Output a verbatim copy of the data, cut off after the line that contains "x_all = x_low + x_high".

RECORD EXTRACTS:

* * * *

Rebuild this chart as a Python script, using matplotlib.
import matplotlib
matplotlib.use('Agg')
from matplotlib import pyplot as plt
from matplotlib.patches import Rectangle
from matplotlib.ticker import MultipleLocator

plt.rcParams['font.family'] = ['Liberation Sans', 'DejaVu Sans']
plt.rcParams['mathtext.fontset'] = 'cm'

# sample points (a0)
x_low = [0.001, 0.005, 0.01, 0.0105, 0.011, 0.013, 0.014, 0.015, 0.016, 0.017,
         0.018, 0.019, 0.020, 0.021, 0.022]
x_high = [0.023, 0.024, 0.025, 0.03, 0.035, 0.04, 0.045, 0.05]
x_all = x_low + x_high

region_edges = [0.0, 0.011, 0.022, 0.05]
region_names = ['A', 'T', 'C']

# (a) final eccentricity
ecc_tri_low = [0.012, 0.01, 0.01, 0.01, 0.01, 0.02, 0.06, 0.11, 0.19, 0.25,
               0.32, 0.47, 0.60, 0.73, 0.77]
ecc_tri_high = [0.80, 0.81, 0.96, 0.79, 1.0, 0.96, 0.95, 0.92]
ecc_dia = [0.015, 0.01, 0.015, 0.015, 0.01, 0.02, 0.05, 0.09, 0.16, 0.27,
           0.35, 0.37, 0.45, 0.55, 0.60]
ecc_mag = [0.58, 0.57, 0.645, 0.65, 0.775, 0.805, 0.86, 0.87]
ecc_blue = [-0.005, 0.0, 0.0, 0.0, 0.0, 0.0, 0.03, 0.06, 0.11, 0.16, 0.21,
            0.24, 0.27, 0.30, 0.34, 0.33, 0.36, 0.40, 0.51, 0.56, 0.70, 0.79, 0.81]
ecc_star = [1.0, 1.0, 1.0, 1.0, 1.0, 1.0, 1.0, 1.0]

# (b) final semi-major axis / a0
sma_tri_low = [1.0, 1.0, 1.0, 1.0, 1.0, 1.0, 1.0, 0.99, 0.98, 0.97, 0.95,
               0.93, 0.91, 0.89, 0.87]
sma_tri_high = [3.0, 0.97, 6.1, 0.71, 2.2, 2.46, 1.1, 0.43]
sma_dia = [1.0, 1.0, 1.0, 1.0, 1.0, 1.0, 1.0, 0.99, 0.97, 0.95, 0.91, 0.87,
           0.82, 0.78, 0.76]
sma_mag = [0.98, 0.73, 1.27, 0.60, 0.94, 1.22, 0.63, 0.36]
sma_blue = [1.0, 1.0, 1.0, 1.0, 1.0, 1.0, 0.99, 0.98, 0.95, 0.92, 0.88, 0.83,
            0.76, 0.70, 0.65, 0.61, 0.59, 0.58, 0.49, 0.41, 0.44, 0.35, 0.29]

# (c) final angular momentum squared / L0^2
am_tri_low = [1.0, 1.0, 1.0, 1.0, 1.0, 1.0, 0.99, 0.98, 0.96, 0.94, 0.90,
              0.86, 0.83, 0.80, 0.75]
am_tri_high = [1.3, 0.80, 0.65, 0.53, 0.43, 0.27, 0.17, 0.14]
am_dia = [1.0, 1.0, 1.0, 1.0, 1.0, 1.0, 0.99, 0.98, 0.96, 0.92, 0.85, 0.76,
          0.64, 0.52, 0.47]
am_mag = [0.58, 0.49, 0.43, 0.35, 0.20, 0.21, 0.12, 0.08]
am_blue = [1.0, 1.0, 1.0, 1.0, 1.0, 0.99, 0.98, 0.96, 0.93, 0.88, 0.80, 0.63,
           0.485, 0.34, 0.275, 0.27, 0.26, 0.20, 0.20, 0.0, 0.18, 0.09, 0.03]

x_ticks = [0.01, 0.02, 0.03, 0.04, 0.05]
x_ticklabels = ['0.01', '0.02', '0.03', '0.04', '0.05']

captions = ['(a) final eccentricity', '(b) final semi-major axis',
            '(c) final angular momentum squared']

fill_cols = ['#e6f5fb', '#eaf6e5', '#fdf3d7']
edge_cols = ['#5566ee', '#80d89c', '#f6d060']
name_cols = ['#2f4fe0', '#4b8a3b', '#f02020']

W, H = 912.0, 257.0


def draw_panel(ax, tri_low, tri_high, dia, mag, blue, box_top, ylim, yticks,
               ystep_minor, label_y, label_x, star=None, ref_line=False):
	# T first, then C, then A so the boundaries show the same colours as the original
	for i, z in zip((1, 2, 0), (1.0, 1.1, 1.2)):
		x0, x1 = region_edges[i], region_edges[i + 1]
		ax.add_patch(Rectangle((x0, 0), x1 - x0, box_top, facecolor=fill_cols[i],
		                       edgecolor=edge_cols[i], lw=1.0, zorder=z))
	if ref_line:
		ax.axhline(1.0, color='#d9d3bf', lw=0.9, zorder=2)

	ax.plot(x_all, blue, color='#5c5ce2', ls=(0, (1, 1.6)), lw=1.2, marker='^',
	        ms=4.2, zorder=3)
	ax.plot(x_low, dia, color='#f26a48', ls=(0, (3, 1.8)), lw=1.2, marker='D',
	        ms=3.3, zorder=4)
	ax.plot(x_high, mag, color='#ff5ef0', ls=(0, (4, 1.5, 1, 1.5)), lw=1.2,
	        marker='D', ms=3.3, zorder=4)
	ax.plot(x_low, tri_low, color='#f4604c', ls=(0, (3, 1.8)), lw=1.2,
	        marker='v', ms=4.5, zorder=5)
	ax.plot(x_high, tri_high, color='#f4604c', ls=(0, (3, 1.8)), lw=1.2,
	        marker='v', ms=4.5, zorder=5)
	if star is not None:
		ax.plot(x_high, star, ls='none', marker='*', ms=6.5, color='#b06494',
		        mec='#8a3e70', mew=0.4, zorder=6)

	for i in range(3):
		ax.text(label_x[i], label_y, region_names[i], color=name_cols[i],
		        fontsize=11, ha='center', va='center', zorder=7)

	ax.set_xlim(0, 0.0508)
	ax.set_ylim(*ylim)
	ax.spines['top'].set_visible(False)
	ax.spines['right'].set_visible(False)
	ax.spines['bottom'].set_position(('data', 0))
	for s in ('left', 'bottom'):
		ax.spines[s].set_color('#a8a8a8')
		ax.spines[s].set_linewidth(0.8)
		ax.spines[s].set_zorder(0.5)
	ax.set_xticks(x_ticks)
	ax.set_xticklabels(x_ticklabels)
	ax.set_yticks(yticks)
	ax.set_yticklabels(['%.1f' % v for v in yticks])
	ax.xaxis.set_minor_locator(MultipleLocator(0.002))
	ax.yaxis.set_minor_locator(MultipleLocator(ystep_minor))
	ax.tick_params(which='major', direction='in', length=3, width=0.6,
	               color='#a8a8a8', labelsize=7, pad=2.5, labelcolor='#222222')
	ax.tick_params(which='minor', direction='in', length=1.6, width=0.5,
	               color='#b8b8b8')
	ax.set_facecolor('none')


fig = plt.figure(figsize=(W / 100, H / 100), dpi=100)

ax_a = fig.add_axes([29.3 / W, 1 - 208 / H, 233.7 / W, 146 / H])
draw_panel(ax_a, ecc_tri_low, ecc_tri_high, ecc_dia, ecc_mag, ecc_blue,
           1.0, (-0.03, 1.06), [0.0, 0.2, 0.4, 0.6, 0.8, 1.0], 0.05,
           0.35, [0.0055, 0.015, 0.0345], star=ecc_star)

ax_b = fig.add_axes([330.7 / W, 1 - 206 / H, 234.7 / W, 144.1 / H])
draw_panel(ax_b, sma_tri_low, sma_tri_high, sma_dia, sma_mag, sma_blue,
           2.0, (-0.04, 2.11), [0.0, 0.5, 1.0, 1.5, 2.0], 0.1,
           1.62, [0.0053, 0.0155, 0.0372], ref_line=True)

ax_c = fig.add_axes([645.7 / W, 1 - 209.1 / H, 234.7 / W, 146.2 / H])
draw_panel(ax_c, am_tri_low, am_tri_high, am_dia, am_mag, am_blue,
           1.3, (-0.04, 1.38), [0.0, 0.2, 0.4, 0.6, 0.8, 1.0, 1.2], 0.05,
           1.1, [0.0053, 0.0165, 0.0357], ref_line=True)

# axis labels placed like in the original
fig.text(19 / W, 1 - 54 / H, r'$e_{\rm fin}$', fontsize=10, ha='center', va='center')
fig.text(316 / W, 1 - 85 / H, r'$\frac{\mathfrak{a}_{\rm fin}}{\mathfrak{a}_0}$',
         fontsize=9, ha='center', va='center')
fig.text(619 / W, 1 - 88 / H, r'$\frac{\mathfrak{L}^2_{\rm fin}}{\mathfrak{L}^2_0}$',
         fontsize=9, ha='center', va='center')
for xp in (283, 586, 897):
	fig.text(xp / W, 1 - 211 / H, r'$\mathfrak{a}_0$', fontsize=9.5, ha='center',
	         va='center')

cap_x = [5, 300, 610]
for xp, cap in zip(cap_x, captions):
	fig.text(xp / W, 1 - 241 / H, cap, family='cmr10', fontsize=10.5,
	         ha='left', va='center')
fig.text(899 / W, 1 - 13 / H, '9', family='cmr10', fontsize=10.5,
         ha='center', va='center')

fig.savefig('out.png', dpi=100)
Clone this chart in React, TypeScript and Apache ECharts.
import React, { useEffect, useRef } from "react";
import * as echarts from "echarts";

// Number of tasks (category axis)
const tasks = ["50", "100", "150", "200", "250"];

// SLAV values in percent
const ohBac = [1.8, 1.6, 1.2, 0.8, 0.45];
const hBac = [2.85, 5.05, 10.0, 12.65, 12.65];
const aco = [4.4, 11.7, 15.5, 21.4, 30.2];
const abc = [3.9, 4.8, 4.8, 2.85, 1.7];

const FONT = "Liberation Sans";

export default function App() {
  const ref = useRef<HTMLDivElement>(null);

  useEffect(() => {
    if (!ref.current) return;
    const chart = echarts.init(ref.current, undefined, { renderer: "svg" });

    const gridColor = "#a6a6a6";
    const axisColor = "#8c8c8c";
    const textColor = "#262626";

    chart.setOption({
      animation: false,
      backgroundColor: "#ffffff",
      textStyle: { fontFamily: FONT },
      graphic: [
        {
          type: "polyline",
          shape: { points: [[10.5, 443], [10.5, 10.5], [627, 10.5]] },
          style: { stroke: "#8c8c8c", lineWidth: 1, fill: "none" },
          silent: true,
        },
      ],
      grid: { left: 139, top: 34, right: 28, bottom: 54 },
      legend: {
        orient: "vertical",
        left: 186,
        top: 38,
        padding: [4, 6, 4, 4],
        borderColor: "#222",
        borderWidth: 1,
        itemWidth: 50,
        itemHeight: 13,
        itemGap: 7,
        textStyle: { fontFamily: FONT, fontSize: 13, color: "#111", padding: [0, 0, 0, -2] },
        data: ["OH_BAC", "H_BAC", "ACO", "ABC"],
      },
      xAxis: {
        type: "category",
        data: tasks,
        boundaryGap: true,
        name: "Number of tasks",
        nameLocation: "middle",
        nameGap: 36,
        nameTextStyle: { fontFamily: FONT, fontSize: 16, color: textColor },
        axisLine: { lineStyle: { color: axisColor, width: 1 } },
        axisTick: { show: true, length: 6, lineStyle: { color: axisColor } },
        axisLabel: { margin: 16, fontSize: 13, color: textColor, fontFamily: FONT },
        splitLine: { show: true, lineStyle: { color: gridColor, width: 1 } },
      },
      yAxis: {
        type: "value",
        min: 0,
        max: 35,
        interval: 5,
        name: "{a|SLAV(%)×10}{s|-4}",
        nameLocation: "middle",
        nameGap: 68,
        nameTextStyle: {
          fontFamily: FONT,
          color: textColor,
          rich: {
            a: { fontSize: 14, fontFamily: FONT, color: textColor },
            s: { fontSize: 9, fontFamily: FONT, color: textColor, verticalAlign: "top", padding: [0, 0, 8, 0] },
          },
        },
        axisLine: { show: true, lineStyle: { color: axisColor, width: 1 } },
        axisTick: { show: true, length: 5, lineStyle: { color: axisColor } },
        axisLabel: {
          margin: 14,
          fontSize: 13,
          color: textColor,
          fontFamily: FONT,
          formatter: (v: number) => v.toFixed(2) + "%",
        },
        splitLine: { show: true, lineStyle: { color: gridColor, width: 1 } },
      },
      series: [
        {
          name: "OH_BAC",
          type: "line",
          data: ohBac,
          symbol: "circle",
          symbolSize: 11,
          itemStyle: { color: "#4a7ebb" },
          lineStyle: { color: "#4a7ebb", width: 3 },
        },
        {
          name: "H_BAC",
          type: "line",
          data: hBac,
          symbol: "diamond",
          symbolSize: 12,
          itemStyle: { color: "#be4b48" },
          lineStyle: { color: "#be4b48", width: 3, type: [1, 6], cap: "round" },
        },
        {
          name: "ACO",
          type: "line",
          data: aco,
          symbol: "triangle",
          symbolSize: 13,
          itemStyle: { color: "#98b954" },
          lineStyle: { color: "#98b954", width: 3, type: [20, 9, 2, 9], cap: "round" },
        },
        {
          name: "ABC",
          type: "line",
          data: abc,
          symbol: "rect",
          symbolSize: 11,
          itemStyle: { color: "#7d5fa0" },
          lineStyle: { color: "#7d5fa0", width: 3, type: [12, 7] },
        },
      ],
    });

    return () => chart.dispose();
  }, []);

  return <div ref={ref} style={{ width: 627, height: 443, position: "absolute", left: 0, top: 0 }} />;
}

* * * *

EXPECTED OUTPUT:
Rebuild this chart as a Python script, using matplotlib.
import matplotlib
matplotlib.use('Agg')
from matplotlib import pyplot as plt
from matplotlib.patches import Rectangle
from matplotlib.ticker import MultipleLocator

plt.rcParams['font.family'] = ['Liberation Sans', 'DejaVu Sans']
plt.rcParams['mathtext.fontset'] = 'cm'

# sample points (a0)
x_low = [0.001, 0.005, 0.01, 0.0105, 0.011, 0.013, 0.014, 0.015, 0.016, 0.017,
         0.018, 0.019, 0.020, 0.021, 0.022]
x_high = [0.023, 0.024, 0.025, 0.03, 0.035, 0.04, 0.045, 0.05]
x_all = x_low + x_high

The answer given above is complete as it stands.